Myanmar’s top nine trading partners last year were all from Asia, with the U.S. coming in 10th behind Vietnam. Thailand is the country’s second-largest trading partner, a large chunk of which comes from natural gas imports from Myanmar.

Shares in Thailand’s TTCL jumped almost 26 percent on Oct. 27, the day it announced a joint venture for the 1,280 megawatt coal plant with the Kayin state government.

Once operating at full capacity in 2024, the power plant would help TTCL’s revenue climb to as much as 30 billion baht ($919 million) that year, Gobchai said. Sales last year were 20 billion baht, declining 7 percent from 2015.

The coal project is awaiting approval from Myanmar’s electricity ministry, but TTCL is already looking ahead. Gobchai said it may in the next three years consider building two gas-fired power plants in the country, with a combined capacity of 500 megawatts, adding to one it operates to supply electricity to Yangon.

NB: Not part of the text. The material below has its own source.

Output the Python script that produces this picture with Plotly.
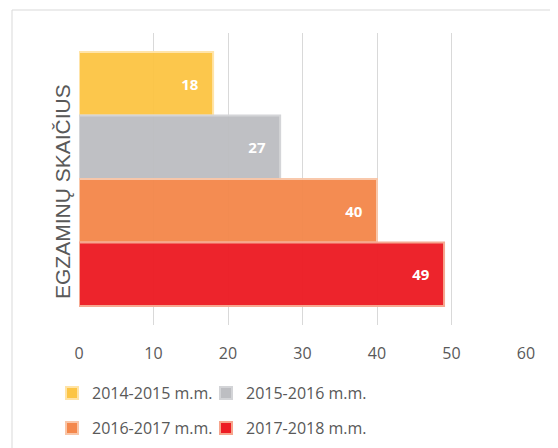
import plotly.graph_objects as go

categories = ["EGZAMINŲ SKAIČIUS"]
series_names = ["2014-2015 m.m.", "2015-2016 m.m.", "2016-2017 m.m.", "2017-2018 m.m."]
values = [18, 27, 40, 49]
colors = ["#FCC545", "#BDBEC2", "#F4884C", "#ED1C24"]
border_colors = ["#FFE3A6", "#D3D4D7", "#F9C6A8", "#F6A58D"]
x_ticks = [0, 10, 20, 30, 40, 50, 60]

# the page body adds an 8px offset; work in page pixels and convert
OFF = 8
W, H = 558 - OFF, 448 - OFF
PL, PR, PT, PB = 79, 526, 33, 325   # plot area in page pixels
L, T = PL - OFF, PT - OFF
R = W - (PR - OFF)
B = H - (PB - OFF)
pw, ph = PR - PL, PB - PT

def px_x(p):
    return (p - PL) / pw

def px_y(p):
    return (PB - p) / ph

legend_names = ["legend", "legend2", "legend3", "legend4"]
legend_pos = [(52, 376), (206, 376), (52, 411), (206, 411)]

fig = go.Figure()
for i, (name, v) in enumerate(zip(series_names, values)):
    fig.add_trace(go.Bar(
        y=categories, x=[v], name=name, orientation="h",
        marker=dict(color=colors[i], line=dict(color=border_colors[i], width=2), opacity=0.96),
        texttemplate="%{x}\u00a0\u00a0\u00a0", textposition="inside", insidetextanchor="end",
        textfont=dict(color="white", size=15, family="Open Sans", weight="bold"),
        legend=legend_names[i],
        hoverinfo="skip",
    ))

legend_common = dict(orientation="h", xanchor="left", yanchor="top",
                     font=dict(size=16, color="#595959", family="Open Sans"),
                     itemwidth=30, bgcolor="rgba(0,0,0,0)")

legends = {}
for n, (lx, ly) in zip(legend_names, legend_pos):
    legends[n] = dict(x=px_x(lx), y=px_y(ly), **legend_common)

fig.update_layout(
    width=W, height=H,
    margin=dict(l=L, r=R, t=T, b=B, pad=0, autoexpand=False),
    barmode="group", bargap=0.13, bargroupgap=0,
    plot_bgcolor="white", paper_bgcolor="white",
    font=dict(family="Open Sans", color="#595959", size=16),
    xaxis=dict(range=[0, 60], tickvals=x_ticks, showgrid=True, gridcolor="#D9D9D9",
               gridwidth=1, zeroline=False, showline=False, ticks="",
               ticklabelstandoff=17, tickfont=dict(size=16, color="#595959")),
    yaxis=dict(autorange="reversed", showticklabels=False, showgrid=False,
               zeroline=False, showline=False, automargin=False),
    annotations=[dict(text=categories[0], textangle=-90, xref="paper", yref="paper",
                      x=px_x(62), y=px_y(192), xanchor="center", yanchor="middle",
                      showarrow=False,
                      font=dict(size=21, color="#595959", family="Liberation Sans"))],
    shapes=[dict(type="rect", xref="paper", yref="paper",
                 x0=px_x(12), x1=px_x(600), y0=px_y(500), y1=px_y(10),
                 line=dict(color="#D9D9D9", width=1), layer="below")],
    showlegend=True,
    **legends,
)

fig.write_html("out.html")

In the energy sector, “investment opportunities in Myanmar are enormous due to a power supply shortage,” Gobchai said.

Long term, for any company trying to crack a frontier market, the key is always commitment, said Enrico Cesenni, chief executive officer of Myanmar Strategic Holdings Ltd., a foreign-owned operator and investor in Myanmar with offices in Yangon and Singapore.